If you want sustained economic growth then you need innovation. How to increase that innovation is the trick that all advanced economies are trying to learn, especially as the world emerges from a pandemic that has spent the past year crushing the global economy. Increasing growth and stimulating innovation are essential to the coming recovery.
Examining the issue in a research paper for the National Bureau of Economic Research, John Van Reenen writes that boosting the supply of potential inventors would seem the natural place to start thinking about innovation policy, and that increasing human capital both in terms of quantity and quality is key.
Handing out R&D subsidies and tax breaks is a common tactic to stimulate the “demand side”, but may only drive up price rather than pump up the volume of research activity.

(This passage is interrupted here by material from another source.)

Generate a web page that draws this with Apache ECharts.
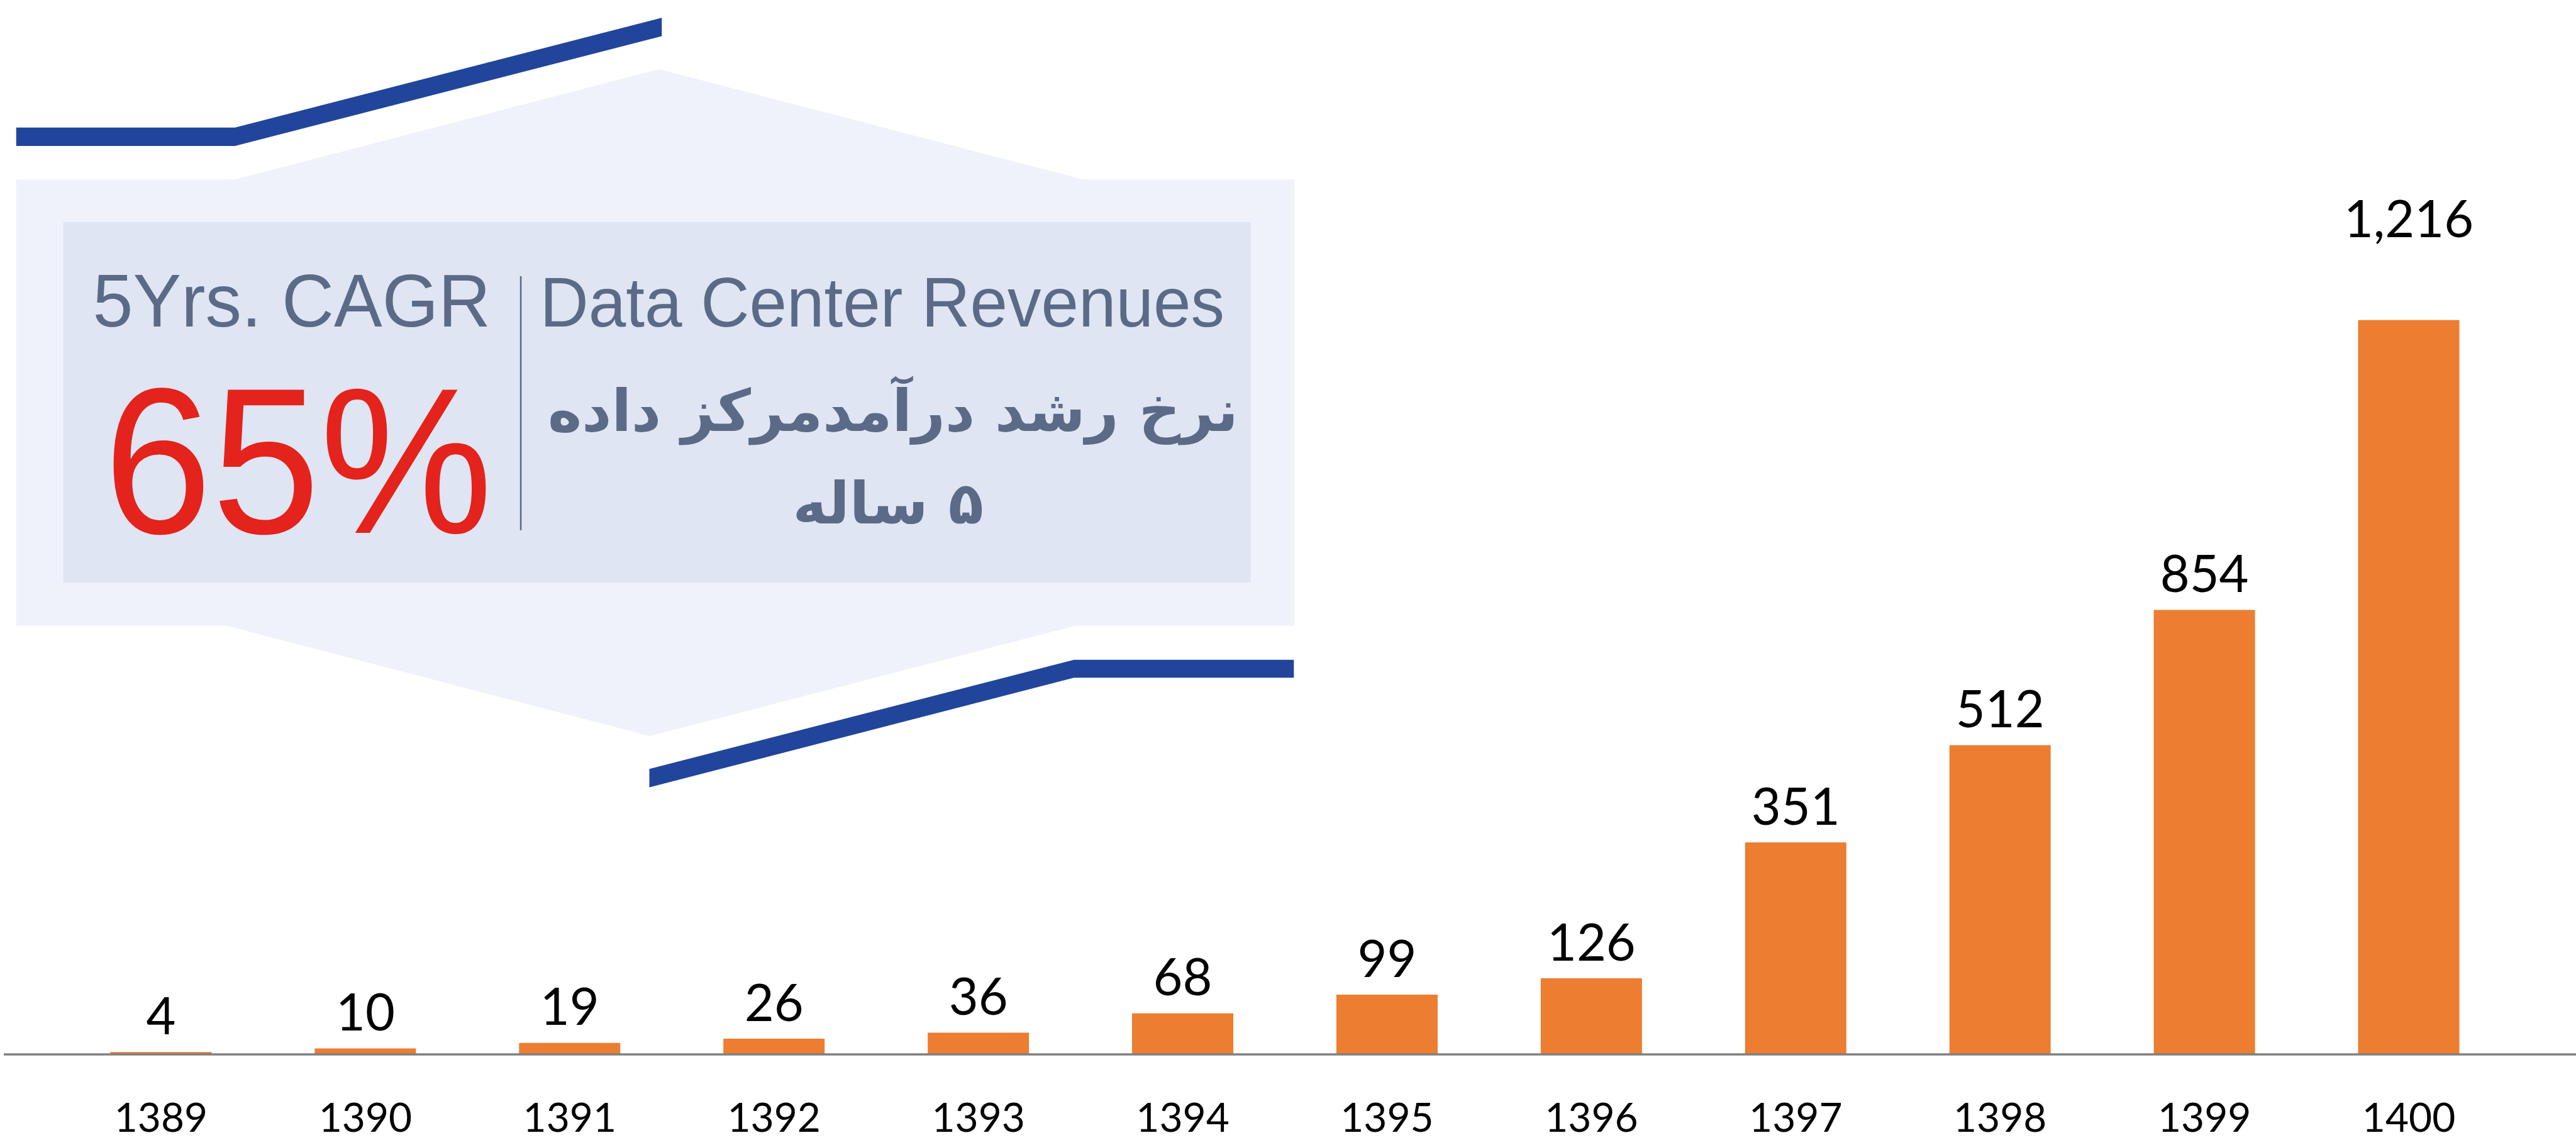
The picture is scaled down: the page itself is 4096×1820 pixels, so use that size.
<!DOCTYPE html>
<html>
<head>
<meta charset="utf-8">
<title>Data Center Revenues</title>
<script src="https://cdn.jsdelivr.net/npm/echarts@6/dist/echarts.min.js"></script>
<style>
  html, body { margin: 0; padding: 0; background: #fff; }
  #chart { width: 4096px; height: 1820px; }
</style>
</head>
<body>
<div id="chart"></div>
<script>
// categories (Persian calendar years)
const years = ['1389', '1390', '1391', '1392', '1393', '1394', '1395', '1396', '1397', '1398', '1399', '1400'];
// bar heights (the 1399 bar is drawn shorter than its printed 854)
const revenue = [4, 10, 19, 26, 36, 68, 99, 126, 351, 512, 736, 1216];
// printed value labels
const valueLabels = ['4', '10', '19', '26', '36', '68', '99', '126', '351', '512', '854', '1,216'];

// callout texts
const cagrTitle = '5Yrs. CAGR';
const cagrValue = '65%';
const titleEn = 'Data Center Revenues';
const titleFa = ['نرخ رشد درآمدمرکز داده', '\u200F۵ ساله'];

const K = 0.859; // reference -> window scale
const ORANGE = '#ED7D31';
const NAVY = '#21459b';
const SLATE = '#5b6a87';

// extra lift for labels that sit higher than the rest
const labelLift = { '1400': 103 };

const chart = echarts.init(document.getElementById('chart'));

chart.setOption({
  backgroundColor: '#fff',
  animation: false,
  grid: { left: 93.5, right: 103.5, top: 332, bottom: 144 },
  xAxis: {
    type: 'category',
    data: years,
    axisLine: { show: false },
    axisTick: { show: false },
    axisLabel: {
      color: '#000',
      fontFamily: 'Lato',
      fontSize: 64,
      lineHeight: 64,
      margin: 70
    }
  },
  yAxis: {
    type: 'value',
    min: 0,
    max: 1400,
    show: false,
    splitLine: { show: false }
  },
  series: [{
    type: 'bar',
    barWidth: 161,
    itemStyle: { color: ORANGE },
    label: {
      show: true,
      position: 'top',
      distance: 14,
      color: '#000',
      fontFamily: 'Lato',
      fontSize: 81,
      lineHeight: 81
    },
    data: revenue.map((v, i) => ({
      value: v,
      label: {
        formatter: valueLabels[i],
        offset: [0, -(labelLift[years[i]] || 0)]
      }
    }))
  }]
});

// decorative callout, drawn in reference coordinates and scaled
const pts = arr => arr.map(([x, y]) => [x * K, y * K]);
const y0 = chart.convertToPixel({ yAxisIndex: 0 }, 0);

const text = (str, x, y, font, fill, sy) => ({
  type: 'text',
  x: x * K,
  y: y * K,
  scaleY: sy || 1,
  style: {
    text: str, x: 0, y: 0, font: font, fill: fill,
    align: 'center', verticalAlign: 'middle',
    textAlign: 'center', textVerticalAlign: 'middle'
  }
});

chart.setOption({
  graphic: [
    // baseline across the whole width
    {
      type: 'line', z: 10,
      shape: { x1: 7 * K, y1: y0, x2: 4096, y2: y0 },
      style: { stroke: '#808080', lineWidth: 3.5 }
    },
    // pale outer panel with peaked top and bottom
    {
      type: 'polygon',
      shape: { points: pts([[30, 332], [435, 332], [1220, 128], [2005, 332], [2396, 332],
        [2396, 1158], [1990, 1158], [1203, 1362], [420, 1158], [30, 1158]]) },
      style: { fill: '#eff2fa' }
    },
    // inner box
    {
      type: 'rect',
      shape: { x: 117 * K, y: 411 * K, width: 2198 * K, height: 667 * K },
      style: { fill: '#dfe5f2' }
    },
    // top blue bar
    {
      type: 'polygon',
      shape: { points: pts([[30, 236], [435, 236], [1225, 33], [1225, 67], [435, 270], [30, 270]]) },
      style: { fill: NAVY }
    },
    // bottom blue bar
    {
      type: 'polygon',
      shape: { points: pts([[1202, 1423], [1988, 1221], [2395, 1221], [2395, 1254], [1988, 1254], [1202, 1457]]) },
      style: { fill: NAVY }
    },
    // divider
    {
      type: 'line',
      shape: { x1: 964 * K, y1: 511 * K, x2: 964 * K, y2: 981 * K },
      style: { stroke: SLATE, lineWidth: 2.6 }
    },
    text(cagrTitle, 540, 566, 'normal 115px "Liberation Sans"', SLATE, 1.04),
    text(cagrValue, 552, 880, 'normal 309px "Liberation Sans"', '#e3231c', 1.07),
    text(titleEn, 1633, 569, 'normal 107px "Liberation Sans"', SLATE, 1.04),
    text(titleFa[0], 1653, 770, 'bold 92px "DejaVu Sans"', SLATE),
    text(titleFa[1], 1644, 941, 'bold 92px "DejaVu Sans"', SLATE)
  ]
});
</script>
</body>
</html>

The better tactic, he argues, is increasing the overall supply of potential inventors which can increase innovation while at the same time reducing its cost.
But how to actually do so? The policies studied in his paper include:
- increasing STEM,
- fostering immigration reform,
- boosting university expansion,
- and reducing barriers to entry through exposure policies for disadvantaged or under-represented groups.
While more work needs to be done in evaluating specific policy proposals, Van Reenen concludes that “in the short run, liberalizing high-skilled immigration is likely to yield a high return. In the longer run, I suggest that exposure policies may produce the greatest effect.”